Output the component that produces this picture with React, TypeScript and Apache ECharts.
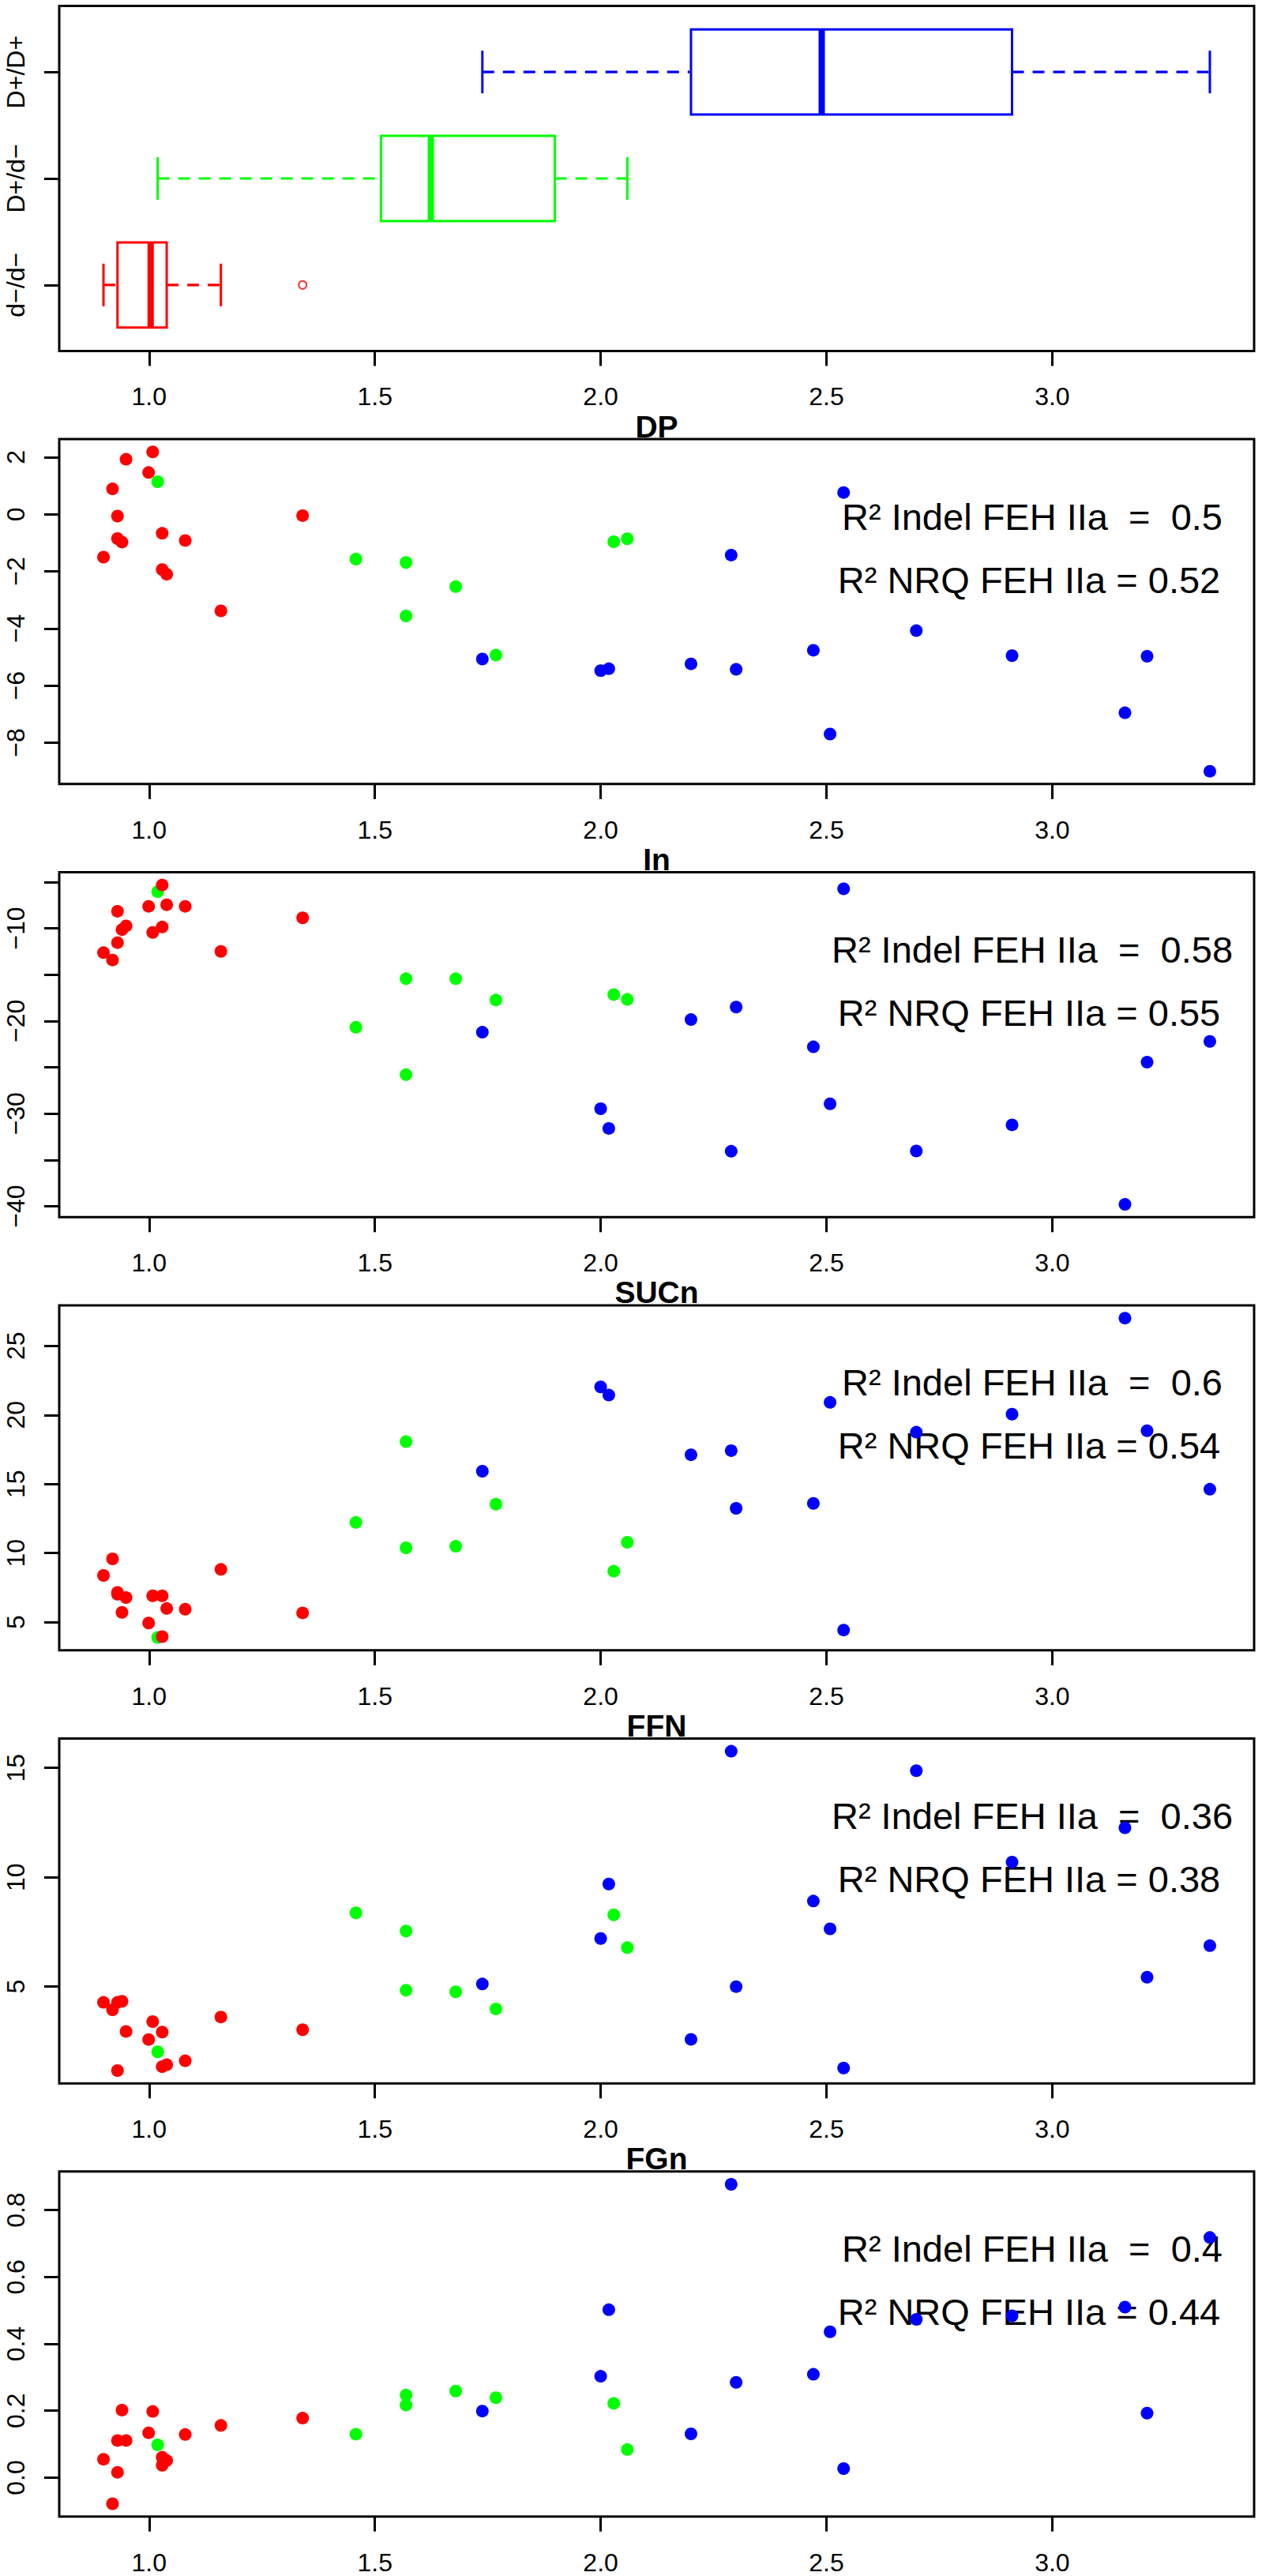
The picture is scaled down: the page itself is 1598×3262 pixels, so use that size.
import React, { useEffect, useRef } from "react";
import * as echarts from "echarts";

// ---------- data ----------
const groupLabels = ["d−/d−", "D+/d−", "D+/D+"];
const groupColors = ["#FF0000", "#00FF00", "#0000FF"];
const panelTitles = ["DP", "In", "SUCn", "FFN", "FGn"];
const r2Indel = ["0.5", "0.58", "0.6", "0.36", "0.4"];
const r2Nrq = ["0.52", "0.55", "0.54", "0.38", "0.44"];

// shared x values per group (d-/d- red, D+/d- green, D+/D+ blue)
const xRed = [0.899, 0.919, 0.930, 0.930, 0.940, 0.949, 0.999, 1.008, 1.029, 1.029, 1.039, 1.080, 1.159, 1.340];
const xGreen = [1.019, 1.458, 1.569, 1.569, 1.679, 1.768, 2.029, 2.059];
const xBlue = [1.738, 2.000, 2.018, 2.200, 2.289, 2.300, 2.471, 2.508, 2.538, 2.699, 2.911, 3.161, 3.210, 3.349];

// DP
const dpRed = [-1.50, 0.889, -0.064, -0.852, -0.972, 1.926, 1.463, 2.185, -0.667, -1.935, -2.10, -0.917, -3.38, -0.047];
const dpGreen = [1.139, -1.571, -1.686, -3.562, -2.533, -4.933, -0.962, -0.857];
const dpBlue = [-5.067, -5.476, -5.41, -5.238, -1.429, -5.43, -4.762, -7.695, 0.762, -4.076, -4.952, -6.952, -4.971, -9.0];
// In
const inRed = [-12.63, -13.42, -8.16, -11.55, -10.14, -9.74, -7.63, -10.45, -5.33, -9.86, -7.46, -7.63, -12.49, -8.87];
const inGreen = [-6.05, -20.68, -15.44, -25.79, -15.44, -17.74, -17.15, -17.68];
const inBlue = [-21.21, -29.47, -31.59, -19.85, -34.06, -18.5, -22.79, -28.94, -5.74, -34.03, -31.21, -39.79, -24.44, -22.21];
// SUCn
const sucnRed = [8.38, 9.58, 7.15, 7.02, 5.71, 6.78, 4.94, 6.91, 6.91, 3.95, 5.99, 5.94, 8.82, 5.67];
const sucnGreen = [3.89, 12.22, 18.07, 10.38, 10.49, 13.54, 8.69, 10.78];
const sucnBlue = [15.93, 22.03, 21.44, 17.12, 17.42, 13.24, 13.6, 20.91, 4.43, 18.75, 20.06, 27.01, 18.86, 14.62];
// FFN
const ffnRed = [4.28, 3.94, 4.28, 1.16, 4.33, 2.95, 2.58, 3.40, 2.92, 1.34, 1.43, 1.61, 3.61, 3.03];
const ffnGreen = [2.02, 8.37, 7.54, 4.83, 4.76, 3.98, 8.28, 6.78];
const ffnBlue = [5.12, 7.20, 9.69, 2.59, 15.76, 5.0, 8.91, 7.64, 1.28, 14.87, 10.69, 12.26, 5.43, 6.87];
// FGn
const fgnRed = [0.055, -0.078, 0.016, 0.111, 0.202, 0.111, 0.134, 0.198, 0.061, 0.037, 0.051, 0.129, 0.156, 0.178];
const fgnGreen = [0.098, 0.130, 0.247, 0.217, 0.259, 0.239, 0.222, 0.084];
const fgnBlue = [0.199, 0.303, 0.502, 0.131, 0.877, 0.285, 0.309, 0.436, 0.027, 0.473, 0.484, 0.510, 0.193, 0.718];

// ticks
const xTicks = [1.0, 1.5, 2.0, 2.5, 3.0];
const groupTicks = [1, 2, 3];
const dpTicks = [-8, -6, -4, -2, 0, 2];
const inTicks = [-40, -35, -30, -25, -20, -15, -10, -5];
const inLabels = [-40, -30, -20, -10];
const sucnTicks = [5, 10, 15, 20, 25];
const ffnTicks = [5, 10, 15];
const fgnTicks = [0, 0.2, 0.4, 0.6, 0.8];

// ---------- helpers ----------
const FONT = '"Liberation Sans", Arial, Helvetica, sans-serif';

function padded(vals: number[]): [number, number] {
  const mn = Math.min(...vals);
  const mx = Math.max(...vals);
  const p = (mx - mn) * 0.04;
  return [mn - p, mx + p];
}

function fivenum(v: number[]) {
  const x = [...v].sort((a, b) => a - b);
  const n = x.length;
  const n4 = Math.floor((n + 3) / 2) / 2;
  const d = [1, n4, (n + 1) / 2, n + 1 - n4, n];
  return d.map((di) => 0.5 * (x[Math.floor(di) - 1] + x[Math.ceil(di) - 1]));
}

function boxStats(v: number[]) {
  const f = fivenum(v);
  const q1 = f[1], med = f[2], q3 = f[3];
  const iqr = q3 - q1;
  const loLim = q1 - 1.5 * iqr;
  const hiLim = q3 + 1.5 * iqr;
  const inside = v.filter((t) => t >= loLim && t <= hiLim);
  return {
    q1, med, q3,
    lo: Math.min(...inside),
    hi: Math.max(...inside),
    out: v.filter((t) => t < loLim || t > hiLim),
  };
}

const minus = (s: string) => s.replace(/-/g, "\u2212");

const GRID_L = 75;
const GRID_W = 1513;
const GRID_H = 436.8;
const gridTop = (k: number) => 7.6 + 548.45 * k;

function buildOption() {
  const xAll = [...xRed, ...xGreen, ...xBlue];
  const [xMin, xMax] = padded(xAll);

  const panels = [
    { red: dpRed, green: dpGreen, blue: dpBlue, ticks: dpTicks, labels: dpTicks, fmt: (v: number) => minus(String(v)) },
    { red: inRed, green: inGreen, blue: inBlue, ticks: inTicks, labels: inLabels, fmt: (v: number) => minus(String(v)) },
    { red: sucnRed, green: sucnGreen, blue: sucnBlue, ticks: sucnTicks, labels: sucnTicks, fmt: (v: number) => String(v) },
    { red: ffnRed, green: ffnGreen, blue: ffnBlue, ticks: ffnTicks, labels: ffnTicks, fmt: (v: number) => String(v) },
    { red: fgnRed, green: fgnGreen, blue: fgnBlue, ticks: fgnTicks, labels: fgnTicks, fmt: (v: number) => v.toFixed(1) },
  ];

  const grids: any[] = [];
  const xAxes: any[] = [];
  const yAxes: any[] = [];
  const series: any[] = [];
  const graphics: any[] = [];

  const tickStyle = { color: "#000", width: 3 };
  const labelBase = { fontSize: 32, fontFamily: FONT, color: "#000" };

  for (let k = 0; k < 6; k++) {
    grids.push({
      left: GRID_L, top: gridTop(k), width: GRID_W, height: GRID_H,
      show: true, borderColor: "#000", borderWidth: 3, backgroundColor: "transparent",
      containLabel: false, outerBoundsMode: "none",
    });
    xAxes.push({
      type: "value", gridIndex: k, min: xMin, max: xMax, position: "bottom",
      axisLine: { show: false, onZero: false }, splitLine: { show: false },
      axisTick: { show: true, length: 19, inside: false, lineStyle: tickStyle, customValues: xTicks },
      axisLabel: { ...labelBase, margin: 58, verticalAlign: "middle", lineHeight: 28,
        customValues: xTicks, formatter: (v: number) => v.toFixed(1) },
    });
  }

  // boxplot panel axes
  yAxes.push({
    type: "value", gridIndex: 0, min: 0.38, max: 3.62, position: "left",
    axisLine: { show: false, onZero: false }, splitLine: { show: false },
    axisTick: { show: true, length: 19, lineStyle: tickStyle, customValues: groupTicks },
    axisLabel: { ...labelBase, rotate: 90, margin: 39, customValues: groupTicks,
      formatter: (v: number) => groupLabels[Math.round(v) - 1] ?? "" },
  });

  panels.forEach((p, i) => {
    const [yMin, yMax] = padded([...p.red, ...p.green, ...p.blue]);
    yAxes.push({
      type: "value", gridIndex: i + 1, min: yMin, max: yMax, position: "left",
      axisLine: { show: false, onZero: false }, splitLine: { show: false },
      axisTick: { show: true, length: 19, lineStyle: tickStyle, customValues: p.ticks },
      axisLabel: { ...labelBase, rotate: 90, margin: 39, customValues: p.labels, formatter: p.fmt },
    });
  });

  // boxplot
  const groups = [xRed, xGreen, xBlue];
  const stats = groups.map(boxStats);
  series.push({
    type: "custom",
    coordinateSystem: "cartesian2d",
    xAxisIndex: 0, yAxisIndex: 0,
    data: stats.map((s, i) => [i, s.q1, s.med, s.q3, s.lo, s.hi]),
    encode: { x: [1, 2, 3, 4, 5], y: 0 },
    z: 3,
    renderItem: (params: any, api: any) => {
      const i = api.value(0);
      const q1 = api.value(1), med = api.value(2), q3 = api.value(3), lo = api.value(4), hi = api.value(5);
      const pos = i + 1;
      const color = groupColors[i];
      const a = api.coord([q1, pos + 0.4]);
      const b = api.coord([q3, pos - 0.4]);
      const m1 = api.coord([med, pos + 0.4]);
      const m2 = api.coord([med, pos - 0.4]);
      const l = api.coord([lo, pos]);
      const h = api.coord([hi, pos]);
      const c1 = api.coord([q1, pos]);
      const c3 = api.coord([q3, pos]);
      const sl1 = api.coord([lo, pos + 0.2]);
      const sl2 = api.coord([lo, pos - 0.2]);
      const sh1 = api.coord([hi, pos + 0.2]);
      const sh2 = api.coord([hi, pos - 0.2]);
      const dashed = { stroke: color, lineWidth: 3.2, lineDash: [15, 11], fill: null };
      const solid = { stroke: color, lineWidth: 3, fill: null };
      return {
        type: "group",
        children: [
          { type: "line", shape: { x1: l[0], y1: l[1], x2: c1[0], y2: c1[1] }, style: dashed },
          { type: "line", shape: { x1: c3[0], y1: c3[1], x2: h[0], y2: h[1] }, style: dashed },
          { type: "line", shape: { x1: sl1[0], y1: sl1[1], x2: sl2[0], y2: sl2[1] }, style: solid },
          { type: "line", shape: { x1: sh1[0], y1: sh1[1], x2: sh2[0], y2: sh2[1] }, style: solid },
          { type: "rect", shape: { x: a[0], y: a[1], width: b[0] - a[0], height: b[1] - a[1] },
            style: { stroke: color, lineWidth: 3, fill: "none" } },
          { type: "line", shape: { x1: m1[0], y1: m1[1], x2: m2[0], y2: m2[1] },
            style: { stroke: color, lineWidth: 8, fill: null } },
        ],
      };
    },
  });
  stats.forEach((s, i) => {
    series.push({
      type: "scatter", xAxisIndex: 0, yAxisIndex: 0,
      symbol: "emptyCircle", symbolSize: 10,
      itemStyle: { color: groupColors[i], borderColor: groupColors[i], borderWidth: 2.5 },
      data: s.out.map((v) => [v, i + 1]),
      z: 3,
    });
  });

  // scatter panels (draw blue, then green, then red)
  panels.forEach((p, i) => {
    const order: [number[], number[], string][] = [
      [xBlue, p.blue, groupColors[2]],
      [xGreen, p.green, groupColors[1]],
      [xRed, p.red, groupColors[0]],
    ];
    order.forEach(([xs, ys, col]) => {
      series.push({
        type: "scatter", xAxisIndex: i + 1, yAxisIndex: i + 1,
        symbol: "circle", symbolSize: 16,
        itemStyle: { color: col, opacity: 1 },
        data: xs.map((x, j) => [x, ys[j]]),
        z: 3,
      });
    });

    const top = gridTop(i + 1);
    graphics.push({
      type: "text", x: GRID_L + GRID_W / 2, y: top - 16, z: 1,
      style: { text: panelTitles[i], font: `bold 39px ${FONT}`, fill: "#000", textAlign: "center", textVerticalAlign: "middle" },
    });
    graphics.push({
      type: "text", x: 1307, y: top + 98, z: 1,
      style: { text: `R² Indel FEH IIa  =  ${r2Indel[i]}`, font: `47px ${FONT}`, fill: "#000", textAlign: "center", textVerticalAlign: "middle" },
    });
    graphics.push({
      type: "text", x: 1303, y: top + 178, z: 1,
      style: { text: `R² NRQ FEH IIa = ${r2Nrq[i]}`, font: `47px ${FONT}`, fill: "#000", textAlign: "center", textVerticalAlign: "middle" },
    });
  });

  return {
    animation: false,
    backgroundColor: "#FFFFFF",
    grid: grids,
    xAxis: xAxes,
    yAxis: yAxes,
    series,
    graphic: { elements: graphics },
  };
}

export default function App() {
  const ref = useRef<HTMLDivElement>(null);
  useEffect(() => {
    document.body.style.margin = "0";
    if (!ref.current) return;
    const chart = echarts.init(ref.current, null, { renderer: "svg", width: 1598, height: 3262 });
    chart.setOption(buildOption() as any);
    return () => chart.dispose();
  }, []);
  return <div ref={ref} style={{ width: 1598, height: 3262, background: "#fff" }} />;
}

───

▶ [What this task involves]:
Start at the line with "The picture is", stop at the line with "3.161, 3.210, 3.349];", and return every line in that stretch exactly, those two included.

▶ [Problem solution]:
The picture is scaled down: the page itself is 1598×3262 pixels, so use that size.
import React, { useEffect, useRef } from "react";
import * as echarts from "echarts";

// ---------- data ----------
const groupLabels = ["d−/d−", "D+/d−", "D+/D+"];
const groupColors = ["#FF0000", "#00FF00", "#0000FF"];
const panelTitles = ["DP", "In", "SUCn", "FFN", "FGn"];
const r2Indel = ["0.5", "0.58", "0.6", "0.36", "0.4"];
const r2Nrq = ["0.52", "0.55", "0.54", "0.38", "0.44"];

// shared x values per group (d-/d- red, D+/d- green, D+/D+ blue)
const xRed = [0.899, 0.919, 0.930, 0.930, 0.940, 0.949, 0.999, 1.008, 1.029, 1.029, 1.039, 1.080, 1.159, 1.340];
const xGreen = [1.019, 1.458, 1.569, 1.569, 1.679, 1.768, 2.029, 2.059];
const xBlue = [1.738, 2.000, 2.018, 2.200, 2.289, 2.300, 2.471, 2.508, 2.538, 2.699, 2.911, 3.161, 3.210, 3.349];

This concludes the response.